Why should you create Arizona last will?
- To decide how property should be distributed
- To disinherit persons you do not want to be in charge of your property
- To appoint a legal guardian for minor children
- To facilitate a smooth probate process
- To avoid inheritance taxes for property that exceeds federal estate tax exemptions
- To make donations to charitable causes
Before you decide to make a Last Will in Arizona, here are a few things you should consider.
- What property are you going to include in your will
- Who are your beneficiaries?
- Who to appoint as your personal representative?
- If there are minor children, choose a guardian to look after their property
Wills in Arizona need not be notarized. You can make your own will without an attorney or notary. However, you have the option to make your last will self-proving- we’ll go over what that means in a bit. Having a self-proving will make the probate process much easier. The court can rule on the validity of the will without the testimony of at least one of the witnesses to the will.
What are specific requirements to create a valid last will in Arizona?
In Arizona pursuant to Ariz. Rev. Stat. Ann. § 14-2501 the testator must be at least 18 years of age, and
- Must be of sound mind.
- The standard of mental capacity of a person is determined on the basis of;
- His ability to understand the effect of making the last will
- Ability to understand the general nature and character of the property
- He knows the beneficiaries of his bounty and their relationship with him
- The testator must execute the will voluntarily.
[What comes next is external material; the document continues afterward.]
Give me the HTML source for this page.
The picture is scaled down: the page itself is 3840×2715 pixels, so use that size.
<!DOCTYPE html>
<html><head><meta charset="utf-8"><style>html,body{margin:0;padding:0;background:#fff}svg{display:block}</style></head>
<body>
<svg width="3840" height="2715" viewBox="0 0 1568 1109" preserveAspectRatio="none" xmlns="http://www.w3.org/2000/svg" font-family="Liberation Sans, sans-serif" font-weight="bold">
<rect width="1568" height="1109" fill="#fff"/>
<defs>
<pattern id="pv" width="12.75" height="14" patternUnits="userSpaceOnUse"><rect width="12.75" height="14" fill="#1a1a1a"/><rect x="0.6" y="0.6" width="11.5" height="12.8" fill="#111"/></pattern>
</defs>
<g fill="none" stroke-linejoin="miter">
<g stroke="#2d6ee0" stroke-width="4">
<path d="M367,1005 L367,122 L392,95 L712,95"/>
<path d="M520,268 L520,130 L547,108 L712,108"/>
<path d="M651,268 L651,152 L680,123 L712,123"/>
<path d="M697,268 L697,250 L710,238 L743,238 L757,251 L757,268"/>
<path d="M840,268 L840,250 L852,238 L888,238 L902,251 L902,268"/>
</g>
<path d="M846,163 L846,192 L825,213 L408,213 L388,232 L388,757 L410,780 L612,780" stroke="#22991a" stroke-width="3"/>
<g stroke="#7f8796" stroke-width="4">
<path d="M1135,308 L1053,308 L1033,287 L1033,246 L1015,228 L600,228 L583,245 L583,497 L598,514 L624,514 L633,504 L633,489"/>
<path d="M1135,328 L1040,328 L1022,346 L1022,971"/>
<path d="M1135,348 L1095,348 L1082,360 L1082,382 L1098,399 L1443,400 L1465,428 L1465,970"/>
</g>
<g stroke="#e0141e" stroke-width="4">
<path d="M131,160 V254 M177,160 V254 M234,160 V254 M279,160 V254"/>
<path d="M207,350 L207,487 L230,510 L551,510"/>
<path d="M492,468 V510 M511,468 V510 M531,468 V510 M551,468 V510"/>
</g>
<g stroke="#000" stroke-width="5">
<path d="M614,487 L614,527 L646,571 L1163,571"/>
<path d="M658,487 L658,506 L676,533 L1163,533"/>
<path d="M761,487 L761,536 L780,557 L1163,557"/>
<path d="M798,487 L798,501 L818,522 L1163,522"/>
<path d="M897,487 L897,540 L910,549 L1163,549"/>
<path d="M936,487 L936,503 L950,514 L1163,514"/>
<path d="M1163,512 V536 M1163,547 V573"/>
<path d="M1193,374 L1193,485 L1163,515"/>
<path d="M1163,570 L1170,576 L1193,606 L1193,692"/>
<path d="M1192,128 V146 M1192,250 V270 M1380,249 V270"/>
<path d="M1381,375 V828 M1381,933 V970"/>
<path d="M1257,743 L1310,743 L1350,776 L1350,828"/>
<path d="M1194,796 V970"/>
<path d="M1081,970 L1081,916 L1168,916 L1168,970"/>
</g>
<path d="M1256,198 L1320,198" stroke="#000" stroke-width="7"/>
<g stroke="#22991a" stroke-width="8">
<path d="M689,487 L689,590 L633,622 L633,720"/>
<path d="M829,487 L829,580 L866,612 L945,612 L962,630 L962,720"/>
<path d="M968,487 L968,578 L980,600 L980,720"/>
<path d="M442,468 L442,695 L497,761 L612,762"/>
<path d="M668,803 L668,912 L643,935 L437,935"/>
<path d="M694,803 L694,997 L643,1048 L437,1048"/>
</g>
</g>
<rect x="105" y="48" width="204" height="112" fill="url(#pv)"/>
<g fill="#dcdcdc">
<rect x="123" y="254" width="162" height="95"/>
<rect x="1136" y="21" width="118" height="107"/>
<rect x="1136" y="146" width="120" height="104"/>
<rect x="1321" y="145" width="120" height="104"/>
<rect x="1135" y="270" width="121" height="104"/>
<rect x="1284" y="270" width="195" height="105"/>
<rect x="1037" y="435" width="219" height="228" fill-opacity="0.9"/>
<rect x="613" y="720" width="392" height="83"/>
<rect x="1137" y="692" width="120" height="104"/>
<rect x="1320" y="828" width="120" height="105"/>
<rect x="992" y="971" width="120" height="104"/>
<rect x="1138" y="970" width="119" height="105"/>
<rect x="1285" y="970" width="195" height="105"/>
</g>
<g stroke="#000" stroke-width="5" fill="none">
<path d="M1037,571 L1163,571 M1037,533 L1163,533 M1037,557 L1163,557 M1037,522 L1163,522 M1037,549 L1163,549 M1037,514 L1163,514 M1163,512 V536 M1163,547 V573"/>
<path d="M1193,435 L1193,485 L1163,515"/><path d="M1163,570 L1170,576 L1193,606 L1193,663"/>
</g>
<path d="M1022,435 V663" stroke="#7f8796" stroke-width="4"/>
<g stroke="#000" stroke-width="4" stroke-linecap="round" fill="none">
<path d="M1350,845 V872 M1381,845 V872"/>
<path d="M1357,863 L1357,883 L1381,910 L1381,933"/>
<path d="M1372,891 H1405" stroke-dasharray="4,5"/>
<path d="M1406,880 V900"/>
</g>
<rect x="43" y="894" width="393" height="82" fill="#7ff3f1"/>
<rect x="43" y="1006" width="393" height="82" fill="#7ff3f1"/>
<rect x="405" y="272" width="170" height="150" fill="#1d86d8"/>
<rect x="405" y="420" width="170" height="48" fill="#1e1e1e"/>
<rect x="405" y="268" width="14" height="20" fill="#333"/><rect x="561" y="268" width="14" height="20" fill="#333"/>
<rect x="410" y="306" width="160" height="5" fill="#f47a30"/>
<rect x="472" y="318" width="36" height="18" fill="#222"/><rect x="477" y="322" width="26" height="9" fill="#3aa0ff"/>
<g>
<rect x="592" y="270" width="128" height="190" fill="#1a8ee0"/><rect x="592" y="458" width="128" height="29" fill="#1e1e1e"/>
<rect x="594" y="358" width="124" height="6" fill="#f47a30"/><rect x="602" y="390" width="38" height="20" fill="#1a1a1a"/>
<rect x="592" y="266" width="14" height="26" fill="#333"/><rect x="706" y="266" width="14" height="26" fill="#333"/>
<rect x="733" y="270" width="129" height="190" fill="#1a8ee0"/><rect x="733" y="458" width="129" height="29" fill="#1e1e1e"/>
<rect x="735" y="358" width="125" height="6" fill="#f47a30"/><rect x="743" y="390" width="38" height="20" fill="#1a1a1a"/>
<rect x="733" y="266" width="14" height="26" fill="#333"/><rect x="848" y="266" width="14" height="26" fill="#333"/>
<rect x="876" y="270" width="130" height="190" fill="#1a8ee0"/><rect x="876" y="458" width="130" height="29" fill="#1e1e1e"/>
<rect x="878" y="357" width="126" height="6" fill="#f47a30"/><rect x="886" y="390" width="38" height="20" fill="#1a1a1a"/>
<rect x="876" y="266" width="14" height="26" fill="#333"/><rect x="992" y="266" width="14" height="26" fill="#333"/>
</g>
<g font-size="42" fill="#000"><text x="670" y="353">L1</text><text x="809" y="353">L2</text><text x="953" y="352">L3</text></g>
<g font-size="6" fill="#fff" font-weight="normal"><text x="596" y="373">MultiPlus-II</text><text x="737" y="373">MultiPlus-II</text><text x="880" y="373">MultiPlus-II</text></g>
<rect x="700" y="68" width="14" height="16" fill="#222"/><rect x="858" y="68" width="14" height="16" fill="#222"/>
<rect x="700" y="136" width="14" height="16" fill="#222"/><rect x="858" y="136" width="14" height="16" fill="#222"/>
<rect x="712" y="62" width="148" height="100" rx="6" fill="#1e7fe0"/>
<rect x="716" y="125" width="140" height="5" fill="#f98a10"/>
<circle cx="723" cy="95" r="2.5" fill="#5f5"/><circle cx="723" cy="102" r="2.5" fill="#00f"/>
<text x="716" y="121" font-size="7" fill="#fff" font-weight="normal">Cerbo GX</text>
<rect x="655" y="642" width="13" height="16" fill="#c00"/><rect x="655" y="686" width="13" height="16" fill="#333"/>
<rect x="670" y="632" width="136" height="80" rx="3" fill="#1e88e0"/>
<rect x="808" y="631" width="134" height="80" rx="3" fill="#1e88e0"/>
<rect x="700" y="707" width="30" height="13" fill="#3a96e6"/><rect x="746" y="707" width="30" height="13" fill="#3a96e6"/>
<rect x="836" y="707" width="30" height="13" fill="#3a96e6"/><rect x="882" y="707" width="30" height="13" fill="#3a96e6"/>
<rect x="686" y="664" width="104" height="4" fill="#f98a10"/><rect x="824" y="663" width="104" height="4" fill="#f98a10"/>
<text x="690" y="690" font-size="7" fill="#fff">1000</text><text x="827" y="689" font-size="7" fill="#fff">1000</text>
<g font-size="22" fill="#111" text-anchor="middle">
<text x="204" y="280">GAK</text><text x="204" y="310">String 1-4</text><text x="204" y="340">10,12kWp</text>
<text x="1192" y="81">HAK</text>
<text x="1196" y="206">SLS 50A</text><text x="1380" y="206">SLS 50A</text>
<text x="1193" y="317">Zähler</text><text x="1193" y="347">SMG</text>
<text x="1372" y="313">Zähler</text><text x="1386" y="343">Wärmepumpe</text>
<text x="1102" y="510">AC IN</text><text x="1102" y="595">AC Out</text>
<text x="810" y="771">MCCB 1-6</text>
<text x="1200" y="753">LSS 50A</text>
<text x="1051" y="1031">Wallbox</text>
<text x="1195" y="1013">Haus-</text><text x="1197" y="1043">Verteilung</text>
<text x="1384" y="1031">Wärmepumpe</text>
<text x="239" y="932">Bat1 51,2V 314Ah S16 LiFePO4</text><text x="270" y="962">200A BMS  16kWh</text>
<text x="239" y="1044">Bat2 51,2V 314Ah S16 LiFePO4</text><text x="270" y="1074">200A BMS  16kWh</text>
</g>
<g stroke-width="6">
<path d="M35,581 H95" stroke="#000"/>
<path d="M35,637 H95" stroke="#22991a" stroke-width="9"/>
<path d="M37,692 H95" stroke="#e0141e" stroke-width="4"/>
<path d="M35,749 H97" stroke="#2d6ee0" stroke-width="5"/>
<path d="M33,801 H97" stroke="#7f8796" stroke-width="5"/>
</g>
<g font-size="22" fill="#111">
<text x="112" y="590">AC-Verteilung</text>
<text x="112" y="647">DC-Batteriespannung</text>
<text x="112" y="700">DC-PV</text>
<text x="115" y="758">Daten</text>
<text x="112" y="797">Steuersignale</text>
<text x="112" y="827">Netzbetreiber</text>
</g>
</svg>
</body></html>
- The will must be executed in the presence of at least two witnesses.
- Witnesses must be 18 years or above and mentally sound.
- A beneficiary or anyone related to the beneficiary by blood, adoption, or marriage cannot be a witness. (But this is not so in the case of self-proving wills)
- The last will must be in writing, printed, typed, or in digital form.
- Failure to follow the above requirements will result in the probate court rejecting the will as invalid.
What are the four different types of last wills in Arizona?
- Non-self-proved/ witnesses wills
A.R.S. § 14-2502 requires non-self-proved wills to be in writing and signed by the testator or someone authorized by the testator in the testator’s conscious presence and at his direction. It must also be witnessed by at least two people who actually witnessed the testator placing the signature.
- Self-proved wills
A self-proving will is when the testator and witnesses declare in a self-proving affidavit that the will was executed in their presence. The self-proving affidavit is signed before a notary who will need to notarize the affidavit. What makes a self-proving will different from a non-self-proved will is that it includes a special affidavit wherein the signatures of the two witnesses are notarized by a notary public.
- Holographic/ handwritten wills
Pursuant to A.R.S. § 14-2503 handwritten wills are valid in Arizona. Holographic wills contain the handwriting of the testator.
- Electronics wills
A.R.S. §§ 14-2518 to 14-2523 allow the creation of electronic wills in Arizona. With the introduction of electronic wills the last wills can now be executed and witnessed remotely in Arizona. Electronic wills are created and maintained in electronic records. An electronic will must contain the electronic signature of the testator or someone authorized by the testator whose signature was placed in the direction and the conscious presence of the testator. At least two witnesses physically present with the testator must place their signatures electronically within a reasonable time after they witnessed the testator signing the will (A.R.S. § 14-2518(A) (3)). An electronic will must also include a copy of a government-issued identity card of the testator. To be a self-proving will, electronic wills must contain a notarized self-proving affidavit.
Who are the main parties involved in making a last will?
A person who makes and executes a last will is known as a testator (drafter). Testator drafts clauses in a will in a manner directing how his property should be distributed at upon his death and who will be legally entitled to be in charge of his property.
Beneficiaries are the persons who are named in the will and eligible to receive assets from the testator’s estate.
An executor called a personal representative in Arizona is the person appointed by a testator to carry out the wishes of the testator upon the testator’s death.
The trustee is the person named by the testator to manage the testator’s estate for the benefit of the beneficiaries.
- Legal guardian
Where the testator has minor children, it is a best practice to name a legal guardian to care for any dependent children left without any living parent upon the testator’s death. If the last will does not name a legal guardian the court will appoint one. There is no guarantee that the court-appointed legal guardian will align with the kind of guardian the testator wishes for his children.
Can you change your last will?
A testator can make changes to his last will without revoking it altogether. This is done using a codicil. A codicil is executed much like a last will in the presence of witnesses. The same requirements for a valid last will apply to a codicil.
Generally, it is not recommended practice to write codicils since it unnecessarily complicates the understanding of a testator’s wishes as stated in the will. It can also be hard to keep all the relevant documents in one place.